いつかそうなってしまうことを予期はしていた。家族は淡々と父の死を受け入れた……つもりだった。

しかし、残された家族は、もうすぐ葬儀屋が来ると言うのに予測不能な行動を取り始めた。

母は急に扇風機を分解し、雑巾ではなくウェットティッシュで拭き始めた。小さな子ども達を連れてやってきた妹家族は「お腹が空いた」と言って食事をせがむ。
何でこんな時に! と苛々しているのは私だけで全員だらだらと座っている。

その時の他の家族の心中が、これを書きながらやっと今、気付いた。

日頃、人前で泣いた事が無いと豪語する母は父の死を正確に受け入れることに躊躇していたのだろうし、落ち着かぬまま取り合えずここまで足を運んだ妹は、現実を目の当たりにし、本当は腹よりも胸に空虚を感じたからなのであろう。

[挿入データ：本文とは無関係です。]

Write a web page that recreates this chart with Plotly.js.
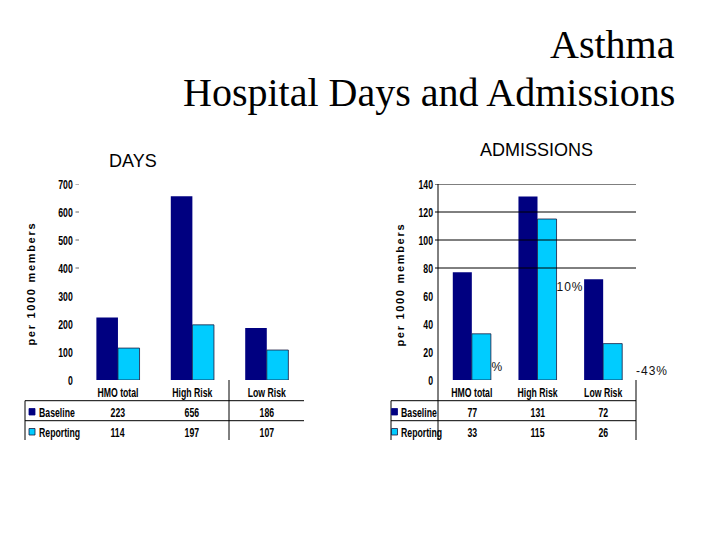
<!DOCTYPE html>
<html><head><meta charset="utf-8">
<script src="https://cdn.plot.ly/plotly-3.0.1.min.js"></script>
<style>html,body{margin:0;padding:0;background:#fff;}#chart{width:720px;height:540px;}</style>
</head><body><div id="chart"></div>
<script>
// ---- data ----
var categories = ['HMO total', 'High Risk', 'Low Risk'];
var seriesNames = ['Baseline', 'Reporting'];
var daysBaseline = [223, 656, 186];
var daysReporting = [114, 197, 107];
var admBaseline = [77, 131, 72];
var admReporting = [33, 115, 26];
var daysTicks = [0, 100, 200, 300, 400, 500, 600, 700];
var daysDashTicks = [400, 500, 600, 700];
var admTicks = [0, 20, 40, 60, 80, 100, 120, 140];
var admGridTicks = [80, 100, 120, 140];
var pctLabels = ['%', '10%', '-43%'];

// ---- helpers (pixel -> paper) ----
var W = 720, H = 540;
function px(x) { return x / W; }
function py(y) { return 1 - y / H; }

var navy = '#000080', cyan = '#00CCFF';
var sans = 'Liberation Sans, Arial, sans-serif';
var tickFont = {family: sans, size: 13, color: '#000', weight: 'bold'};
var tblFont = {family: sans, size: 13, color: '#000', weight: 'bold'};
var NARROW = 0.67;

var traces = [
  {type: 'bar', x: categories, y: daysBaseline, name: seriesNames[0], marker: {color: navy}, xaxis: 'x', yaxis: 'y', hoverinfo: 'none'},
  {type: 'bar', x: categories, y: daysReporting, name: seriesNames[1], marker: {color: cyan, line: {color: '#1a1a40', width: 0.8}}, xaxis: 'x', yaxis: 'y', hoverinfo: 'none'},
  {type: 'bar', x: categories, y: admBaseline, name: seriesNames[0], marker: {color: navy}, xaxis: 'x2', yaxis: 'y2', hoverinfo: 'none'},
  {type: 'bar', x: categories, y: admReporting, name: seriesNames[1], marker: {color: cyan, line: {color: '#1a1a40', width: 0.8}}, xaxis: 'x2', yaxis: 'y2', hoverinfo: 'none'}
];

var yDom = [py(380), py(184)];
var layout = {
  width: W, height: H,
  margin: {l: 0, r: 0, t: 0, b: 0},
  paper_bgcolor: '#fff', plot_bgcolor: 'rgba(0,0,0,0)',
  showlegend: false,
  barmode: 'group', bargap: 0.42, bargroupgap: 0,
  xaxis: {domain: [px(80.75), px(304)], showline: false, showgrid: false, zeroline: false, ticks: '',
          tickfont: tblFont, ticklabelstandoff: 3, fixedrange: true},
  yaxis: {domain: yDom, range: [0, 700], tickvals: daysTicks, showgrid: false, zeroline: false, showline: false,
          ticks: '', tickfont: tickFont, ticklabelstandoff: 7, fixedrange: true},
  xaxis2: {domain: [px(439), px(636)], anchor: 'y2', showline: false, showgrid: false, zeroline: false, ticks: '',
           tickfont: tblFont, ticklabelstandoff: 3, fixedrange: true},
  yaxis2: {domain: yDom, anchor: 'x2', range: [0, 140], tickvals: admTicks, showgrid: false, zeroline: false, showline: false,
           ticks: '', tickfont: tickFont, ticklabelstandoff: 5, fixedrange: true},
  shapes: [], annotations: []
};

var S = layout.shapes, A = layout.annotations;
var condenseIdx = [], leftIdx = [], spacedIdx = [], pctIdx = [];
function pline(x0, y0, x1, y1, w, c) {
  S.push({type: 'line', xref: 'paper', yref: 'paper', x0: px(x0), y0: py(y0), x1: px(x1), y1: py(y1),
          line: {color: c || '#000', width: w || 1}});
}

// left tick dashes
daysDashTicks.forEach(function (v) {
  S.push({type: 'line', xref: 'paper', yref: 'y', x0: px(75.5), x1: px(79), y0: v, y1: v, line: {color: '#666', width: 1}});
});
// right gridlines
admGridTicks.forEach(function (v) {
  S.push({type: 'line', xref: 'paper', yref: 'y2', x0: px(435), x1: px(636), y0: v, y1: v, line: {color: '#000', width: 1}});
});
// right axis line
pline(438, 184, 438, 440);

// left table lines
pline(25, 400.7, 304, 400.7);
pline(25, 420.7, 304, 420.7);
pline(25, 400.7, 25, 440);
pline(229, 380, 229, 440);
// right table lines
pline(391, 400.7, 636, 400.7);
pline(391, 420.7, 636, 420.7);
pline(391, 400.7, 391, 440);
pline(636, 380, 636, 440);

// titles
var serif = 'Liberation Serif, Times New Roman, serif';
A.push({xref: 'paper', yref: 'paper', x: px(677), y: py(44), xanchor: 'right', yanchor: 'middle', showarrow: false,
        text: 'Asthma', font: {family: serif, size: 40, color: '#000'}});
A.push({xref: 'paper', yref: 'paper', x: px(677), y: py(92), xanchor: 'right', yanchor: 'middle', showarrow: false,
        text: 'Hospital Days and Admissions', font: {family: serif, size: 40, color: '#000'}});
A.push({xref: 'paper', yref: 'paper', x: px(132.5), y: py(161), xanchor: 'center', yanchor: 'middle', showarrow: false,
        text: 'DAYS', font: {family: sans, size: 18, color: '#000'}});
A.push({xref: 'paper', yref: 'paper', x: px(536), y: py(150), xanchor: 'center', yanchor: 'middle', showarrow: false,
        text: 'ADMISSIONS', font: {family: sans, size: 18, color: '#000'}});

// y-axis titles
spacedIdx.push(A.length);
A.push({xref: 'paper', yref: 'paper', x: px(31), y: py(284), textangle: -90, showarrow: false, xanchor: 'center', yanchor: 'middle',
        text: 'per 1000 members', font: {family: sans, size: 11, color: '#000', weight: 'bold'}});
spacedIdx.push(A.length);
A.push({xref: 'paper', yref: 'paper', x: px(400), y: py(285), textangle: -90, showarrow: false, xanchor: 'center', yanchor: 'middle',
        text: 'per 1000 members', font: {family: sans, size: 11, color: '#000', weight: 'bold'}});

// table rows
var rowY = [412, 432];
var rowColors = [navy, cyan];
var rowEdge = ['#000080', '#1a1a40'];
function addTable(xr, sqX, vals) {
  for (var r = 0; r < 2; r++) {
    S.push({type: 'rect', xref: 'paper', yref: 'paper', x0: px(sqX), x1: px(sqX + 6), y0: py(rowY[r] - 3.5), y1: py(rowY[r] + 3),
            fillcolor: rowColors[r], line: {color: rowEdge[r], width: 0.8}});
    condenseIdx.push(A.length);
    leftIdx.push(A.length);
    A.push({xref: 'paper', yref: 'paper', x: px(sqX + 7.5), y: py(rowY[r]), xanchor: 'left', yanchor: 'middle', showarrow: false,
            text: seriesNames[r], font: tblFont});
    for (var i = 0; i < categories.length; i++) {
      condenseIdx.push(A.length);
      A.push({xref: xr, yref: 'paper', x: categories[i], y: py(rowY[r]), xanchor: 'center', yanchor: 'middle', showarrow: false,
              text: String(vals[r][i]), font: tblFont});
    }
  }
}
addTable('x', 29, [daysBaseline, daysReporting]);
addTable('x2', 391.5, [admBaseline, admReporting]);

// percentage labels (partly hidden in the original)
var pctFont = {family: sans, size: 12, color: '#111'};
pctIdx.push(A.length);
A.push({xref: 'paper', yref: 'paper', x: px(490), y: py(367), xanchor: 'left', yanchor: 'middle', showarrow: false, text: pctLabels[0], font: pctFont});
pctIdx.push(A.length);
A.push({xref: 'paper', yref: 'paper', x: px(556), y: py(287), xanchor: 'left', yanchor: 'middle', showarrow: false, text: pctLabels[1], font: pctFont});
pctIdx.push(A.length);
A.push({xref: 'paper', yref: 'paper', x: px(636), y: py(371), xanchor: 'left', yanchor: 'middle', showarrow: false, text: pctLabels[2], font: pctFont});

function squeeze(t, s, useLeft) {
  var ax = parseFloat(t.getAttribute('x')) || 0;
  if (useLeft) { try { ax = t.getBBox().x; } catch (e) {} }
  var tr = t.getAttribute('transform') || '';
  t.setAttribute('transform', tr + ' translate(' + ax + ',0) scale(' + s + ',1) translate(' + (-ax) + ',0)');
}

Plotly.newPlot('chart', traces, layout, {staticPlot: true, displayModeBar: false}).then(function (gd) {
  gd.querySelectorAll('.xtick text, .ytick text, .x2tick text, .y2tick text').forEach(function (t) { squeeze(t, NARROW, false); });
  var anns = gd.querySelectorAll('.annotation');
  anns.forEach(function (g) {
    var idx = parseInt(g.getAttribute('data-index'), 10);
    var t = g.querySelector('text.annotation-text');
    if (!t) return;
    if (condenseIdx.indexOf(idx) >= 0) squeeze(t, NARROW, leftIdx.indexOf(idx) >= 0);
    if (spacedIdx.indexOf(idx) >= 0) t.setAttribute('letter-spacing', '1.7');
    if (pctIdx.indexOf(idx) >= 0) t.setAttribute('letter-spacing', '1');
  });
});
</script></body></html>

あとになってテレビで養老孟司さんが、『大切な人が亡くなった後は本当に、胸にぽっかりと穴が空いたような気持ちになる。大切な人間とその自分の間柄というのは自分の中で空間認識されているのではないだろうか?』……というようなことを仰っていて、それを見ていた全く学のない私もその言葉はやけに同感した。

初対面の葬儀屋と私の人生で重要な役割を果たしてくれた人間とのお別れの儀式の打ち合わせをして、スケジュールを確認した。これでいいのだろうか? 何か間違ってないだろうか? 不備はないだろうか? の自問自答の連続だった。

そうこうしている内に遠路はるばるやってきた田舎の親戚達が到着した。
挨拶を交わす。

「あら〇〇ちゃん、大きくなって……」
「すまん、すまん。腰が痛うてなぁ~」
「待って待って座布団持ってくるわぁ!」
「あれ? 数珠どこにいったっけ。どこにしまった?」
「わぁ、どうしよ。シャツが入らん」

……など大騒ぎしているところへ、また玄関のベルが鳴った。

喪服を着た私が慌ててドアを開けると、そこには緑のユニフォームを着た宅配便の若い業者が恐縮して立っていた。

親戚が到着したと思い込んでいた私はびっくりしていたが、玄関から家の中を見渡して察した配達の若者も驚いて何かしら恐縮している。

「……あの、お届けものです、ハンコお願いします……」
「あ、はい。」

ふと見ると、中身は缶ビールの詰め合わせセットだった。
注文したのは……父?!

体調の良かった時に近所の病院を抜け出して実家に帰ってきていた父は新聞継続の手続きに出くわし、粗品としてまたビールを選んでいたのである。
それがまるで差し入れでもするかのようにそのタイミングで届いた。

「まだ飲む気ぃやったんかっ?!」

わたしはやっと目に涙が滲んだが、可笑しくなって笑ってその箱を抱え皆んなに見せた。

ウケた、と、にやにや嬉しがっている父の顔が浮かんだ。